Las vacunas son una de las grandes invenciones humanas. Su utilidad es inmensa. La pervivencia de la humanidad, en buena medida —no exagero— se debe a ellas. La primera vacuna fue descubierta por Edward Jenner, médico rural inglés —¡rural!— en 1796, y servía para combatir la viruela. La historia es fascinante. Observó que casi todos los recolectores de leche se contagiaban de una suerte de viruela por estar en contacto continuo con las vacas. Dicho contacto protegía a los lecheros, quienes, o no enfermaban o padecían un cuadro “sencillo”. Jenner, científico sin saberlo, tomó una muestra de la ampolla de una granjera y se la inyectó a un niño. El chico enfermó, pero, a las 48 horas se recuperó. En el argot médico contemporáneo el paciente quedó inmunizado contra el virus de la viruela humana. El término vacuna, vacca en latín, fue acuñado en 1881, como homenaje a Jenner por Louis Pasteur mientras experimentaba con una vacuna anti-ántrax. La ciencia avanza con lentitud: entre uno y otro hallazgo transcurrió casi un siglo. Sólo Putin bate récords. De acuerdo a la propaganda putiniana, Rusia ya cuenta con una vacuna: el zar KGB ya la inyectó a su hija…

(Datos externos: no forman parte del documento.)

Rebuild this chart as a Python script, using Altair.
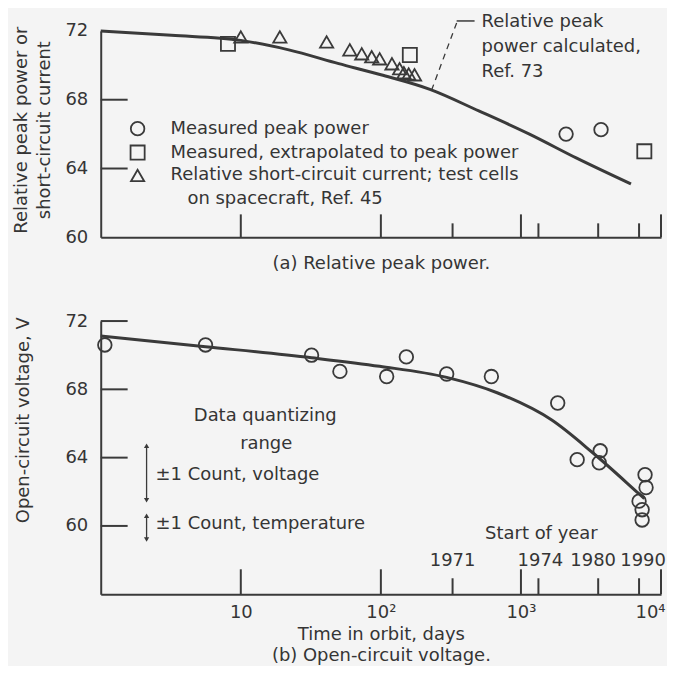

Entre Jenner y Pasteur sucedieron episodios notables. Me limito a comentar uno más antes de reflexionar sobre el proceso de creación de la vacuna contra SARS-COV-2. En 1955, Jonas Salk compartió con el mundo el descubrimiento de la vacuna contra la poliomielitis, considerada hasta entonces como el problema principal de salud pública en EU. En 1952 se reportaron 58 mil casos: 3,145 fallecieron y 21,269 quedaron paralíticos, la mayoría menores de edad. En siete años Salk triunfó y consiguió desarrollar la vacuna contra la polio. En 1955 el hallazgo fue recibido con inmenso júbilo. Ese día, un periodista, le preguntó a Salk, “¿a quién le pertenece la patente de la vacuna?”. Tras reflexionar, respondió, “Bien, yo pienso que a la gente. No hay patente. ¿Podría usted patentar el sol?”. Modesta e inmensa contestación: la ciencia al servicio de la humanidad —no había likes, Facebook, chats.
Hoy, más de dos siglos después de Jenner, el reto es enorme. La ciencia médica busca, con denuedo, crear una vacuna contra Covid-19. Aunque los datos no son claros, hay 135 vacunas en estudio en animales, 20 en fase I en humanos, 11 en II, 8 en fase III y dos aprobadas. Aunque los virus difieren en complejidad, y los retos científicos son diferentes, baste ilustrar el problema acerca de la elaboración de vacunas con el caso del sida, enfermedad descrita en 1981. Desde entonces han pasado cuarenta años, han muerto 39 millones, han sido infectadas 78 millones y, a pesar de los esfuerzos de mentes brillantes, no contamos con la tan anhelada vacuna. Imposible soslayar esa realidad cuando la humanidad entera está atenta a los reportes de los investigadores mientras el Covid-19 expone nuestra pequeñez y nos desnuda mientras leemos sobre el reciente lanzamiento al espacio de un nuevo cohete. Sumar lo insumable es obligatorio: han muerto 265 mil personas y se han infectado 6.2 millones.
Las ideas viejas nunca son viejas. Leamos, comparemos. De acuerdo al historiador William O´Neill en los cincuentas del siglo pasado, “la reacción pública —ante la poliomielitis— era similar a la de una plaga. Los ciudadanos de las áreas urbanas vivían aterrorizados durante el verano, época asociada a la presencia del virus de la poliomielitis”. Desafortunadamente todavía no sabemos cuándo estará disponible la vacuna, cuántas se producirán, cuánto costarán, cómo se distribuirán, cómo responderán los Estados, cuáles serán las implicaciones éticas de su distribución, cuál será el peso de los grupos ultrarreligiosos cuya filosofía no acepta el uso de células humanas para crear medicamentos, de los grupos antivacunas y de los fanáticos musulmanes. Se acabó el espacio. Sobran ideas. Regresaré el próximo domingo.